Dear Brothers and Sisters,

ILWU Local 10 is locked in a serious struggle against not only maritime employers but the capitalist government which stands behind them. While the Bush administration pushes its “war on terror” with the support of the Democrats, the vise of government repression is tightened on American workers as U.S. imperialism prepares to attack yet another country in the Middle East, Iran.

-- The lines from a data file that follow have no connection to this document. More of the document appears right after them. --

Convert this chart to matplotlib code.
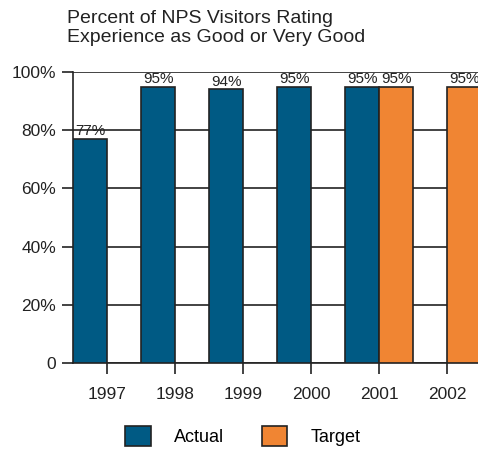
import matplotlib.pyplot as plt
from matplotlib.patches import Patch

plt.rcParams['font.family'] = ['Liberation Sans', 'DejaVu Sans']

## data
years = [1997, 1998, 1999, 2000, 2001, 2002]
actual_years = [1997, 1998, 1999, 2000, 2001]
actual = [77, 95, 94, 95, 95]
target_years = [2001, 2002]
target = [95, 95]

blue = "#005a84"
orange = "#f08533"
dark = "#222222"

fig = plt.figure(figsize=(4.78, 4.49), dpi=100)
ax = fig.add_axes([73/478, 1-363/449, 408/478, 291/449])

ax.bar(actual_years, actual, width=-0.5, align="edge", color=blue,
       edgecolor=dark, linewidth=1.2, zorder=3)
ax.bar(target_years, target, width=0.5, align="edge", color=orange,
       edgecolor=dark, linewidth=1.2, zorder=3)

for x, v in zip(actual_years, actual):
    ax.text(x-0.25, v+0.2, "%d%%" % v, ha="center", va="bottom",
            fontsize=11, color=dark)
for x, v in zip(target_years, target):
    ax.text(x+0.25, v+0.2, "%d%%" % v, ha="center", va="bottom",
            fontsize=11, color=dark)

ax.set_xlim(1996.5, 2002.5)
ax.set_ylim(0, 100)
ax.set_yticks([0, 20, 40, 60, 80, 100])
ax.set_yticklabels(["0", "20%", "40%", "60%", "80%", "100%"])
ax.set_xticks(years)
ax.set_xticklabels([str(y) for y in years])
ax.yaxis.grid(True, color=dark, linewidth=1.2, zorder=0)
ax.set_axisbelow(True)
ax.tick_params(axis="both", colors=dark, labelsize=12.5, width=1.2, length=8)
ax.tick_params(axis="x", pad=9)
ax.tick_params(axis="y", pad=4)
for s in ["top", "right"]:
    ax.spines[s].set_visible(False)
for s in ["left", "bottom"]:
    ax.spines[s].set_color(dark)
    ax.spines[s].set_linewidth(1.2)

fig.text(67/478, 1-10/449, "Percent of NPS Visitors Rating\nExperience as Good or Very Good",
         ha="left", va="top", fontsize=14, color=dark, linespacing=1.15)

handles = [Patch(facecolor=blue, edgecolor=dark, linewidth=1.2, label="Actual"),
           Patch(facecolor=orange, edgecolor=dark, linewidth=1.2, label="Target")]
fig.legend(handles=handles, loc="center", bbox_to_anchor=(243/478, 1-436/449),
           ncol=2, frameon=False, fontsize=13, handlelength=1.4, handleheight=1.3,
           columnspacing=2.1, handletextpad=1.3)

fig.savefig("out.png", dpi=100)
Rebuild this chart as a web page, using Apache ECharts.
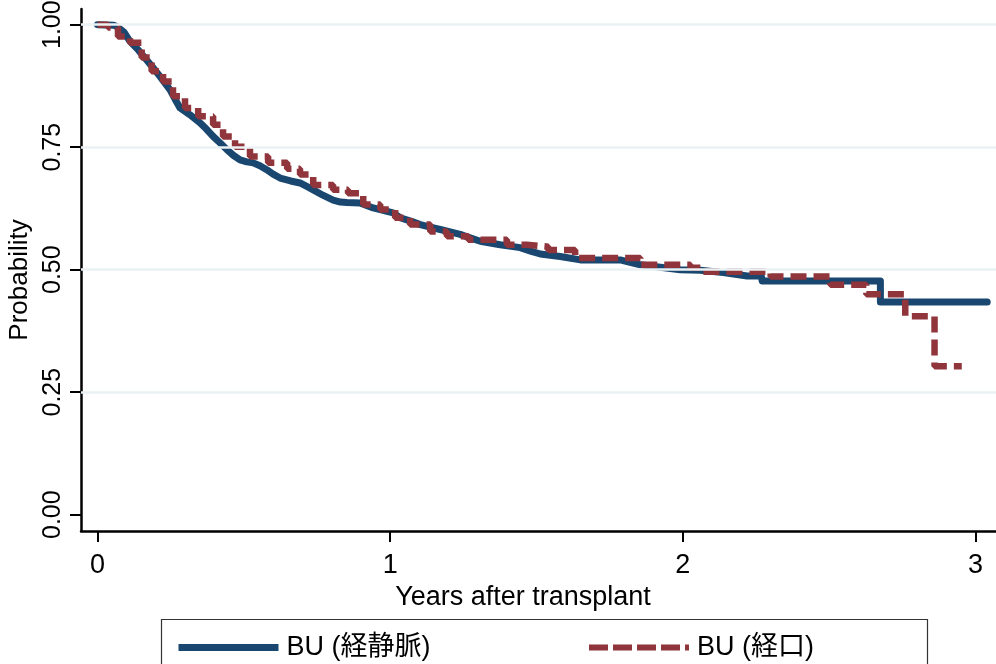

Recently two longshore workers, members of our union were beaten, maced and arrested by police in the port of Sacramento at the terminal of Stevedore Services of America. SSA is the same war profiteering company at which one of our brothers was killed last month in the port of Oakland in an industrial accident and the same company at which protesters and longshoremen were shot by police at the start of the war. These brothers, Jason Ruffin and Aaron Harrison, did nothing but question the authority of port security guards to inspect their vehicle upon returning to work after lunch. These new laws of Homeland Security and Maritime Security are loaded guns aimed at port workers. Our brothers will go to court for a hearing on November 13. If the government is intent on bringing them to trial despite our demands that they drop the bogus charge of resisting arrest, then ILWU will organize a massive defense of our brothers calling on the labor movement in the U.S. and internationally to defend these victims of government terror. ILWU’s defense campaign will be the first protest organized by workers against the “war on terror”.

As we decided at our October 20 Labor Conference to Stop the War, unions must take the struggle against these bloody wars in the Middle East from protest to resistance by organizing workers’ actions at the point of production. As the Doro-Chiba representative at the conference, Shimizu-san pointed out Japanese teachers are engaged in a similar struggle against the resurgence of Japanese imperialism, refusing to bow to kimigayo and hinomaru. These acts by Japanese teachers is in the best tradition of the international working class against imperialist war and for peace. As the militant German workers’ leaders Rosa Luxembourg and Karl Leibknecht implored during World War I against militarism and patriotism, “ The main enemy is at home!”

Only through linking our struggles against government repression can workers of the world defeat our common oppressors. An injury to one is an injury to all!

Victory to the Japanese teachers!
Victory to the ILWU longshoremen!
For international working class solidarity actions to break the chains!

Jack Heyman,
Executive Board ILWU Local 10 San Francisco, California

I come here today to thank you, thank you for your past and current support for workers rights everywhere and to commend Doro-Chiba for taking the struggle for workers rights around the world.

I commend you and especially the teachers for standing tall against the government and the Abe Administration.

I'm immensely proud of you and emboldened by your actions and your sacrifices for what is right.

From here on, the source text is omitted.